Pour déconfiner la psychanalyse

Lettre ouverte à mes collègues

 

Peut-être la crise du coronavirus vient-elle avec plus de vigueur encore interpeller les pratiquants de la psychanalyse. Pourtant, depuis le Livre noir, il y en eu des interpellations.

Au delà d’y percevoir la seule mauvaise foi, quelques collègues y ont bien repéré un symptôme à penser et nous ont apostrophé : « Psychanalystes qu’avons-nous fait de la psychanalyse ? » (Merci A. Millet). Ce fut jugé « intéressant », fit l’objet de quelques colloques avant que chacun retourne à son cabinet. Dommage.

Nous avons continué de privilégier la cure ou ce qui lui ressemblait le plus, dans le confort de nos cabinets et ailleurs, remettant à plus tard de penser l’articulation entre clinique et citoyenneté. Pourtant, intégrer le cri de Winnicott « Un bébé ça n’existe pas ! », c’est soutenir aujourd’hui qu’un humain n’existe pas sans son environnement. D’autant que, maintenant, nous avons également intégré qu’il n’est point de frontière étanche entre réalité et réalité psychique. Et nous savons aussi à quel point le travail groupal ou communautaire, si pas politique, s’avère parfois plus soignant.

Freud, Lacan et les autres ne nous ont pas transmis une bible dont il faudrait éternellement faire l’exégèse, mais plutôt un mouvement dans une époque. Presque celui du « premier reptile qui a traîné son ventre hors de l’eau pour aller vivre sur la terre, sans poumons, et qui a quand même essayé de respirer, il était fou, lui aussi. N’empêche que ça a fini par faire des hommes. » (R. Gary).

Alors, comment faire pour retrouver ce mouvement ? Cet arrachement originaire.

Aujourd’hui la crise du coronavirus nous met au pied du mur. Allons-nous - éternellement plombés par la métaphore de l’or et du cuivre - nous contenter de proposer des entretiens individuels aux infirmières qui craquent, aux petits commerçants au bord du suicide ou aux livreurs qui chutent de leur vélo,… ? Nous savons qu’être psychanalyste ne peut se limiter à  faire des cures, mais se doit de réfléchir à ce qui pourrait être le plus opérant grâce à la prise en compte de l’inconscient. Parfois un divan s’avère nécessaire, pas toujours.

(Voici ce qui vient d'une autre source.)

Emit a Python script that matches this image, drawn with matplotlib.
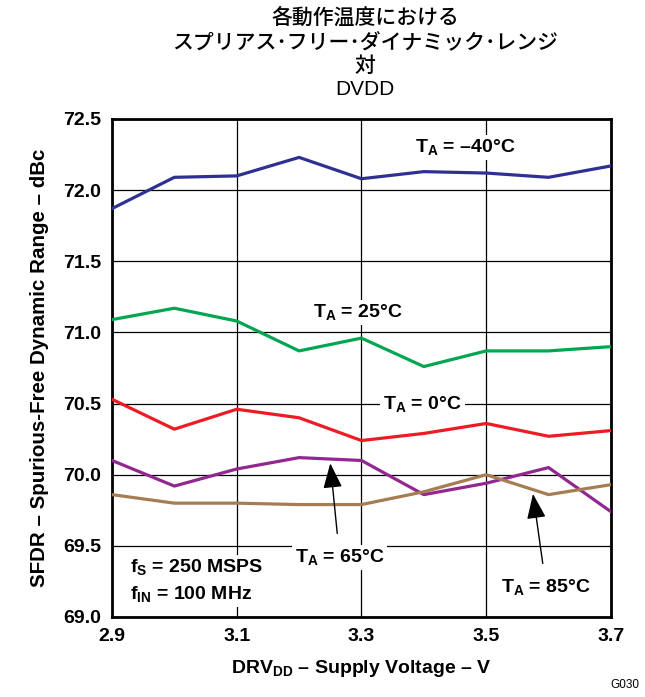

De nombreuses personnes sont décédées en maison de repos, autant de familles n’ont pu rendre un dernier hommage à leurs morts,… Certes, nous ne mettrons pas la focale sur les sentiments d’abandons de leur enfance ; nous savons que le traumatisme existe et qu’ici il dépasse le registre individuel. Au travers de ces proches endeuillés, des soignants rendus impuissants… c’est tout un corps social qui est traumatisé. Que faire alors pour en prendre soin ? Comment inventer des dispositifs de groupes ou soutenir des rituels sociaux, comme le suggère notamment D. Di Cesare (Consacrons une journée à un rite public pour commémorer les victimes du coronavirus) ?

La question n’est pas d’inventer rituels ou dispositifs du haut de notre savoir mais bien d’écouter, soutenir et contribuer à ce qui émerge. Á Bruxelles, les professionnels de la santé ont dressé une haie de déshonneur, tournant le dos à la première ministre venue les visiter. Ce type de geste collectif n’est-il pas d’or pour soigner les équipes ? Face aux traumatismes sociaux, nous aurons toujours à aller chercher leçon auprès des folles de la place de Mai.

Tout était déjà en place il y a six mois, le coronavirus n’est rien d’autre qu’une loupe sur les inégalités sociales, le capitalisme débridé, l’environnement saccagé,… et la psychanalyse trop souvent confinée.

Comme tout un chacun , nous sommes aux prises du même virus et une part de nous aspire à retourner au monde d’avant. Mais peut-il encore exister ? Était-il souhaitable ? N’étions nous pas déjà, nous aussi, dans une forme de déni ? Comment ne pas y retomber ? Nos institutions auront-elles la capacité de se réinventer et de soutenir, si pas susciter, ces questions ?

D’avance je remercie mes collègues qui prendront la peine de me répondre, quand bien même la réponse serait divergente. L’heure n’est pas aux berceuses.